DATA SHOWN |
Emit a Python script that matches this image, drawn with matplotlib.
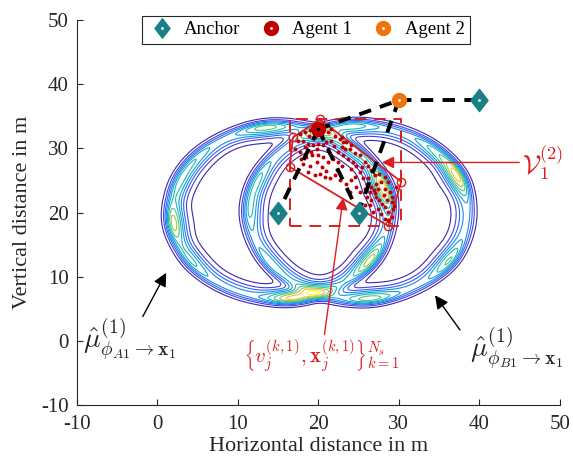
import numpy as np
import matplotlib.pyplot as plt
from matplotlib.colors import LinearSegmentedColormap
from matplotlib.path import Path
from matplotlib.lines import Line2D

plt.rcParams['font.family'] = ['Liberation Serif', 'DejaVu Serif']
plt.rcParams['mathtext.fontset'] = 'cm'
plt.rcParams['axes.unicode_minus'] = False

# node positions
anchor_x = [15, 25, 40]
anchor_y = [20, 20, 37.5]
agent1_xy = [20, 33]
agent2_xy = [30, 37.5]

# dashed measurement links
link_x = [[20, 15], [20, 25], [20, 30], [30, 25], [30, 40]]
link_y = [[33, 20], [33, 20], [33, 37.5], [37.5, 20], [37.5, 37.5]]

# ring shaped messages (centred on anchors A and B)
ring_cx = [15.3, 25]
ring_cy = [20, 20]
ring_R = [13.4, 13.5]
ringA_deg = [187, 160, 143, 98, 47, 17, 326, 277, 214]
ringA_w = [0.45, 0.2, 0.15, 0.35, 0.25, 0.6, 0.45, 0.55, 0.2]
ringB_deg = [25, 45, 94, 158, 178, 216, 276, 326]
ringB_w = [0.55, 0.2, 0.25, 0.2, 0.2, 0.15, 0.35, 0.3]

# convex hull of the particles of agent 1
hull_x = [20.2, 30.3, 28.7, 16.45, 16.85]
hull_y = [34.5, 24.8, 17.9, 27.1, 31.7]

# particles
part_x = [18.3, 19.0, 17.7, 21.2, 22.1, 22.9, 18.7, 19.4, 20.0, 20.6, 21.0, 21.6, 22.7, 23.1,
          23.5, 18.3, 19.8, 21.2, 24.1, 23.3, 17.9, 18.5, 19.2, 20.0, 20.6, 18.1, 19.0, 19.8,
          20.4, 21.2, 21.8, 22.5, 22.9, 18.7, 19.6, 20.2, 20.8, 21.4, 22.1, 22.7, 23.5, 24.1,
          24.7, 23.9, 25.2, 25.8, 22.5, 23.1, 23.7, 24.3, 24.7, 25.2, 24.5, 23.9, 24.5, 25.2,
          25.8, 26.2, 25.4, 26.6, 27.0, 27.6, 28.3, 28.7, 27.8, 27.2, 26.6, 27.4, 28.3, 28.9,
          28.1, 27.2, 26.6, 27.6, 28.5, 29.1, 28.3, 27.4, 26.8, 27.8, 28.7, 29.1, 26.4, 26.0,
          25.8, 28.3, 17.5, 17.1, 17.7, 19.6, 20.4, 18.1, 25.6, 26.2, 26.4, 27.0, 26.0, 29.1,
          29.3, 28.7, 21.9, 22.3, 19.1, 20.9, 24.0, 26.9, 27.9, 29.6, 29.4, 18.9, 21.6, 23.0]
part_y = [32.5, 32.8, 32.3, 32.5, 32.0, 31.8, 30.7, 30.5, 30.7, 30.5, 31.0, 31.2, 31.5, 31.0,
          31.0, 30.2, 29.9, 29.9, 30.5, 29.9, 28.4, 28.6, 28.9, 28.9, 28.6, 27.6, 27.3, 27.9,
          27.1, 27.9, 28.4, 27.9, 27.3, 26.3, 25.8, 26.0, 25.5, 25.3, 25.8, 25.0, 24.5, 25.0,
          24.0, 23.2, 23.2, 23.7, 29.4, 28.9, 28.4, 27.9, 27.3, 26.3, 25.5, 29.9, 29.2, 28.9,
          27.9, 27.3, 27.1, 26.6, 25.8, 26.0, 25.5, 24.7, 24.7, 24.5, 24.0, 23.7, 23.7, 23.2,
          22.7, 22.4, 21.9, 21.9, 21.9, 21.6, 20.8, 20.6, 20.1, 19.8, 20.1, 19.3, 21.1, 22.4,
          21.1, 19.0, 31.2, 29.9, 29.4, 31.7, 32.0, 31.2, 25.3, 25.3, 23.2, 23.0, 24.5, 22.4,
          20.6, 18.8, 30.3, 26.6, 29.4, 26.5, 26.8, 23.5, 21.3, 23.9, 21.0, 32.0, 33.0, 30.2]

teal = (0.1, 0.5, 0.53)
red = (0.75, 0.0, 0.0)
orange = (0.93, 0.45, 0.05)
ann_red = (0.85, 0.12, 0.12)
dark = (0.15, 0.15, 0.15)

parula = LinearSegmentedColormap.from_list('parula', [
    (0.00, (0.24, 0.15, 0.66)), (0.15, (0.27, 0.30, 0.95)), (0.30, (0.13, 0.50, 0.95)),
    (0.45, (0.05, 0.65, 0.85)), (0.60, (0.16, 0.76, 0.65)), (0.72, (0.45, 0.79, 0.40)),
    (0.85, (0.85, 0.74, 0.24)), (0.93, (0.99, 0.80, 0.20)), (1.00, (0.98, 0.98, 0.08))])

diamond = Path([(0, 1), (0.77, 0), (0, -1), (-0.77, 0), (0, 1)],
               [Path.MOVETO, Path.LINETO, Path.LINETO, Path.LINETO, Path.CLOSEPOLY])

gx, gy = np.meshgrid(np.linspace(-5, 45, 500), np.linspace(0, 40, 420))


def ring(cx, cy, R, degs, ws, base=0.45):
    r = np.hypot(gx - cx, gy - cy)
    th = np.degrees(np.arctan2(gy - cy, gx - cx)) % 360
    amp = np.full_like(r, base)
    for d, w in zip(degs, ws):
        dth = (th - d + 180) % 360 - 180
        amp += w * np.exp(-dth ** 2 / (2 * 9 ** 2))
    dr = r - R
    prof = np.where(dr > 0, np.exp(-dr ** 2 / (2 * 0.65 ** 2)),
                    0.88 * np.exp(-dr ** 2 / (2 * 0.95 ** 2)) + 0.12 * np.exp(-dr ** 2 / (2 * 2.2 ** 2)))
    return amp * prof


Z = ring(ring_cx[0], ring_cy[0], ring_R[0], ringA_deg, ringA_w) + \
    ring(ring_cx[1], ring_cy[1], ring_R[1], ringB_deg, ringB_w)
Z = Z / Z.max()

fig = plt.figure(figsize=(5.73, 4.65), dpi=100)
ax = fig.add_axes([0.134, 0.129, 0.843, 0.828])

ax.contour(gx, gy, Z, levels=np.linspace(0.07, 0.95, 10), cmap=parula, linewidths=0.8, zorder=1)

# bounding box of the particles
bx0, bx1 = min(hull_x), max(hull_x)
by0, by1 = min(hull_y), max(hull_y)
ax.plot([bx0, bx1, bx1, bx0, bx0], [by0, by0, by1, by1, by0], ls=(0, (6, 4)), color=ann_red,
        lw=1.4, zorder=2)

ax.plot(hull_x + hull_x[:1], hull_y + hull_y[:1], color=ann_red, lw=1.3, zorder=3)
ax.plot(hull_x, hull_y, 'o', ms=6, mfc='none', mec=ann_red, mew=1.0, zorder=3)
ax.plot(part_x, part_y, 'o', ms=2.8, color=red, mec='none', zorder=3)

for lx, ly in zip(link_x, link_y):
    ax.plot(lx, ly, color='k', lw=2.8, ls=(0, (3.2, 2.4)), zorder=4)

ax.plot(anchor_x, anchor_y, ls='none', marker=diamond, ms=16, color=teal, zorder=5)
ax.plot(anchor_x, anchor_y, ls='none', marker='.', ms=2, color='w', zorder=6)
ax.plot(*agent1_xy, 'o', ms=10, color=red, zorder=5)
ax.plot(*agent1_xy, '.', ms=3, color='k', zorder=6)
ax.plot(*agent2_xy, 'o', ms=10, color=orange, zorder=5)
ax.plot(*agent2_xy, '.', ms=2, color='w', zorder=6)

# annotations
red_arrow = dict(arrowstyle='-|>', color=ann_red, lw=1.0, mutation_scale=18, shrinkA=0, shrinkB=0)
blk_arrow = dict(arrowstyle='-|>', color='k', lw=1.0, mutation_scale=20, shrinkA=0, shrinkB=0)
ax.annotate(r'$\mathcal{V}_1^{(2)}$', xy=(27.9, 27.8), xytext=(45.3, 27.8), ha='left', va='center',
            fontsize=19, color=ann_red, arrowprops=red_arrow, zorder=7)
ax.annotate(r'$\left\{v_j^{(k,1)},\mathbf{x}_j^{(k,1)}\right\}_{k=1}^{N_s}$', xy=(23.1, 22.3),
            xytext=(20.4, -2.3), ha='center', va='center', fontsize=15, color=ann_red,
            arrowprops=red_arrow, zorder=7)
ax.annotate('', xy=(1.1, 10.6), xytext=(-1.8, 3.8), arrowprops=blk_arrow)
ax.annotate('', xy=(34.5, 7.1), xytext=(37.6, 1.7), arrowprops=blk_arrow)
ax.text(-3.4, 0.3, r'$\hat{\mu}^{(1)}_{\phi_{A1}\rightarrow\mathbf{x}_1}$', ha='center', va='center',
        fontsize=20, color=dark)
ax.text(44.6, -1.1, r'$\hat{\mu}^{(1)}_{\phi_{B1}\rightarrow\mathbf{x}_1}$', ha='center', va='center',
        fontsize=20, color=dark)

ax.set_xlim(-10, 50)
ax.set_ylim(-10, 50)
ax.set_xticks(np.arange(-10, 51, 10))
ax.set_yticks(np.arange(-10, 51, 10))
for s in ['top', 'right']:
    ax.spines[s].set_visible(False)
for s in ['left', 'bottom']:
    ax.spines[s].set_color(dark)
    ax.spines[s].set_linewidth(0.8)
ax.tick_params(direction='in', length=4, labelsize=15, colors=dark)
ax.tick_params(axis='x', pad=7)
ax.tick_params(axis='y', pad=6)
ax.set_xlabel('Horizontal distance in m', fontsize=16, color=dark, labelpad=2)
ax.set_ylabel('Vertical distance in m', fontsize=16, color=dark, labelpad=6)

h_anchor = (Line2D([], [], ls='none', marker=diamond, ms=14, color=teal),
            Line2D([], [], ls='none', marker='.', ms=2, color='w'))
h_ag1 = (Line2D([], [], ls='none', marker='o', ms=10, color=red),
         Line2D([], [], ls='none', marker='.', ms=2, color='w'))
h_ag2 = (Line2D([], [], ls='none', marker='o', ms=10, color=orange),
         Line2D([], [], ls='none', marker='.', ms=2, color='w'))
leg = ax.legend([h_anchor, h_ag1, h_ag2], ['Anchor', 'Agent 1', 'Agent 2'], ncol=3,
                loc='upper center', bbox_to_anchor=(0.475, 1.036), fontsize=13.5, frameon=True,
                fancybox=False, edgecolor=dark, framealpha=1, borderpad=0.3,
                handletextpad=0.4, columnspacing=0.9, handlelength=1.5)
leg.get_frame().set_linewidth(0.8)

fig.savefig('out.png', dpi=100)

TASK BRIEF |
Pick out the lines above containing the word "matplotlib", then copy them.

WRITTEN ANSWER |
Emit a Python script that matches this image, drawn with matplotlib.
import matplotlib.pyplot as plt
from matplotlib.colors import LinearSegmentedColormap
from matplotlib.path import Path
from matplotlib.lines import Line2D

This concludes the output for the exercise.